** REQUIREMENTS **
Output the first line of the listing and each line after it, up to and including the line that contains "plt.rcParams['font.family'] = ['Liberation", exactly as written, minus the pictures.

###

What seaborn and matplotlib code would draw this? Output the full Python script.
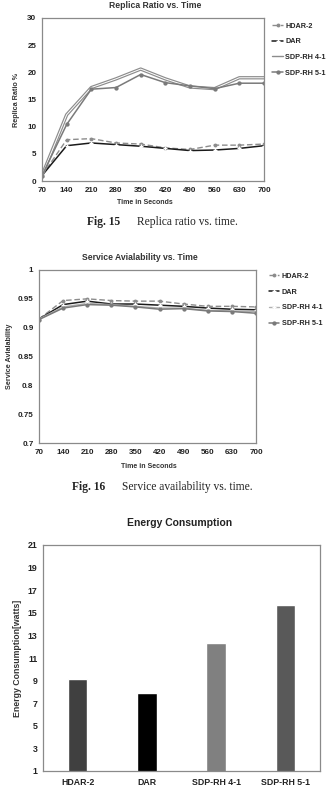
import numpy as np
import pandas as pd
import matplotlib
matplotlib.use("Agg")
import matplotlib.pyplot as plt
import matplotlib.patheffects as pe
import seaborn as sns

sns.set_theme(style="white")
plt.rcParams['font.family'] = ['Liberation Sans', 'DejaVu Sans']

times = [70, 140, 210, 280, 350, 420, 490, 560, 630, 700]
series_names = ["HDAR-2", "DAR", "SDP-RH 4-1", "SDP-RH 5-1"]

replica_hdar2 = [1.0, 7.6, 7.8, 7.0, 6.8, 6.1, 5.8, 6.6, 6.6, 6.8]
replica_dar = [1.0, 6.5, 7.0, 6.7, 6.4, 6.0, 5.6, 5.7, 6.0, 6.5]
replica_sdp41 = [1.0, 12.2, 17.2, 18.8, 20.6, 18.8, 17.3, 17.0, 19.0, 19.0]
replica_sdp51 = [1.0, 10.4, 16.9, 17.2, 19.6, 18.1, 17.5, 17.0, 18.0, 18.0]

avail_hdar2 = [0.915, 0.947, 0.950, 0.947, 0.946, 0.946, 0.941, 0.937, 0.937, 0.936]
avail_dar = [0.915, 0.940, 0.946, 0.941, 0.941, 0.939, 0.937, 0.934, 0.932, 0.931]
avail_sdp41 = [0.915, 0.936, 0.942, 0.940, 0.937, 0.934, 0.934, 0.930, 0.929, 0.928]
avail_sdp51 = [0.914, 0.934, 0.940, 0.939, 0.936, 0.932, 0.933, 0.929, 0.928, 0.925]

energy_labels = ["HDAR-2", "DAR", "SDP-RH 4-1", "SDP-RH 5-1"]
energy_values = [9.1, 7.9, 12.3, 15.7]
energy_colors = ["#404040", "#000000", "#808080", "#595959"]

W, H = 328, 793
fig = plt.figure(figsize=(W / 100, H / 100), dpi=100)

def ax_rect(l, t, r, b):
    return [l / W, (H - b) / H, (r - l) / W, (b - t) / H]

frame_col = "#8a8a8a"

def style_axes(ax, fs):
    for s in ax.spines.values():
        s.set_color(frame_col)
        s.set_linewidth(0.9)
    ax.tick_params(axis='both', direction='out', length=2.5, width=0.8,
                   color=frame_col, labelsize=fs, pad=1.5)
    for lab in ax.get_xticklabels() + ax.get_yticklabels():
        lab.set_fontweight('bold')
        lab.set_color('#222222')

def draw_lines(ax, vals, small):
    h, d, s41, s51 = vals
    ms = 2.8
    sns.lineplot(x=times, y=h, ax=ax, color="#8c8c8c", linestyle=(0, (4, 2)),
                 linewidth=1.0, marker='o', markersize=ms, markeredgewidth=0,
                 label=series_names[0])
    sns.lineplot(x=times, y=d, ax=ax, color="#1a1a1a", linewidth=1.1,
                 marker='+', markersize=3.5, markeredgewidth=1.0,
                 label=series_names[1])
    if small:
        sns.lineplot(x=times, y=s41, ax=ax, color="#b0b0b0", linewidth=1.0,
                     marker='+', markersize=3, markeredgewidth=0.8,
                     label=series_names[2])
    else:
        sns.lineplot(x=times, y=s41, ax=ax, color="white", linewidth=0.7,
                     path_effects=[pe.Stroke(linewidth=2.4, foreground="#8c8c8c"), pe.Normal()],
                     label=series_names[2])
    sns.lineplot(x=times, y=s51, ax=ax, color="#7a7a7a", linewidth=1.1,
                 marker='o', markersize=ms + 0.3, markeredgewidth=0,
                 label=series_names[3])

def fix_legend(leg, small):
    for hnd in leg.legend_handles:
        hnd.set_path_effects([])
    if not small:
        leg.legend_handles[2].set_color("#8c8c8c")
        leg.legend_handles[2].set_linewidth(1.0)

def caption(y, fig_label, text, x_fig, x_text):
    fig.text(x_fig / W, 1 - y / H, fig_label, ha='left', va='center', fontsize=8.3,
             family='Liberation Serif', fontweight='bold', color='#222222')
    fig.text(x_text / W, 1 - y / H, text, ha='left', va='center', fontsize=8.3,
             family='Liberation Serif', color='#222222')

# ---------- Top chart ----------
ax1 = fig.add_axes(ax_rect(42, 18, 264, 181))
draw_lines(ax1, (replica_hdar2, replica_dar, replica_sdp41, replica_sdp51), False)
ax1.set_xlim(70, 700)
ax1.set_ylim(0, 30)
ax1.set_xticks(times)
ax1.set_yticks(range(0, 31, 5))
ax1.set_xlabel("")
ax1.set_ylabel("Replica Ratio %", fontsize=5.2, fontweight='bold', color='#333333', labelpad=5)
style_axes(ax1, 5.8)
leg1 = ax1.legend(loc='upper left', bbox_to_anchor=(1.025, 0.99), frameon=False,
                  handlelength=1.5, handletextpad=0.3, labelspacing=1.2, borderaxespad=0.0,
                  prop={'weight': 'bold', 'size': 5.2})
fix_legend(leg1, False)
fig.text(155 / W, 1 - 6 / H, "Replica Ratio vs. Time", ha='center', va='center',
         fontsize=6.2, fontweight='bold', color='#333333')
fig.text(145 / W, 1 - 202 / H, "Time in Seconds", ha='center', va='center',
         fontsize=5, fontweight='bold', color='#333333')
caption(222, "Fig. 15", "Replica ratio vs. time.", 87, 137)

# ---------- Middle chart ----------
ax2 = fig.add_axes(ax_rect(39, 270, 256, 443))
draw_lines(ax2, (avail_hdar2, avail_dar, avail_sdp41, avail_sdp51), True)
ax2.set_xlim(70, 700)
ax2.set_ylim(0.7, 1.0)
ax2.set_xticks(times)
yt = [0.7, 0.75, 0.8, 0.85, 0.9, 0.95, 1.0]
ax2.set_yticks(yt)
ax2.set_yticklabels(["0.7", "0.75", "0.8", "0.85", "0.9", "0.95", "1"])
ax2.set_xlabel("")
ax2.set_ylabel("Service Avialability", fontsize=5.2, fontweight='bold', color='#333333', labelpad=3)
style_axes(ax2, 5.8)
leg2 = ax2.legend(loc='upper left', bbox_to_anchor=(1.045, 1.0), frameon=False,
                  handlelength=1.5, handletextpad=0.3, labelspacing=1.2, borderaxespad=0.0,
                  prop={'weight': 'bold', 'size': 5.2})
fix_legend(leg2, True)
fig.text(140 / W, 1 - 258 / H, "Service Avialability vs. Time", ha='center', va='center',
         fontsize=6.2, fontweight='bold', color='#333333')
fig.text(149 / W, 1 - 467 / H, "Time in Seconds", ha='center', va='center',
         fontsize=5, fontweight='bold', color='#333333')
caption(487, "Fig. 16", "Service availability vs. time.", 72, 122)

# ---------- Bottom chart ----------
ax3 = fig.add_axes(ax_rect(43, 545, 320, 771))
df_e = pd.DataFrame({"label": energy_labels, "value": energy_values})
sns.barplot(data=df_e, x="label", y="value", hue="label", palette=energy_colors,
            width=0.28, ax=ax3, legend=False, saturation=1.0)
ax3.set_ylim(1, 21)
ax3.set_yticks(range(1, 22, 2))
ax3.set_xlim(-0.5, 3.5)
ax3.set_xticks([-0.5, 0.5, 1.5, 2.5, 3.5], minor=False)
ax3.set_xticklabels([])
ax3.set_xticks([0, 1, 2, 3], minor=True)
ax3.set_xticklabels(energy_labels, minor=True)
ax3.tick_params(axis='x', which='minor', length=0, labelsize=6.3, pad=5)
ax3.set_xlabel("")
ax3.set_ylabel("Energy Consumption[watts]", fontsize=6.3, fontweight='bold', color='#333333', labelpad=4)
style_axes(ax3, 6.3)
for lab in ax3.get_xticklabels(minor=True):
    lab.set_fontweight('bold')
    lab.set_color('#222222')
    lab.set_fontsize(6.3)
fig.text(180 / W, 1 - 523 / H, "Energy Consumption", ha='center', va='center',
         fontsize=7.5, fontweight='bold', color='#222222')

fig.savefig("out.png", dpi=100)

###

** WORKED SOLUTION **
What seaborn and matplotlib code would draw this? Output the full Python script.
import numpy as np
import pandas as pd
import matplotlib
matplotlib.use("Agg")
import matplotlib.pyplot as plt
import matplotlib.patheffects as pe
import seaborn as sns

sns.set_theme(style="white")
plt.rcParams['font.family'] = ['Liberation Sans', 'DejaVu Sans']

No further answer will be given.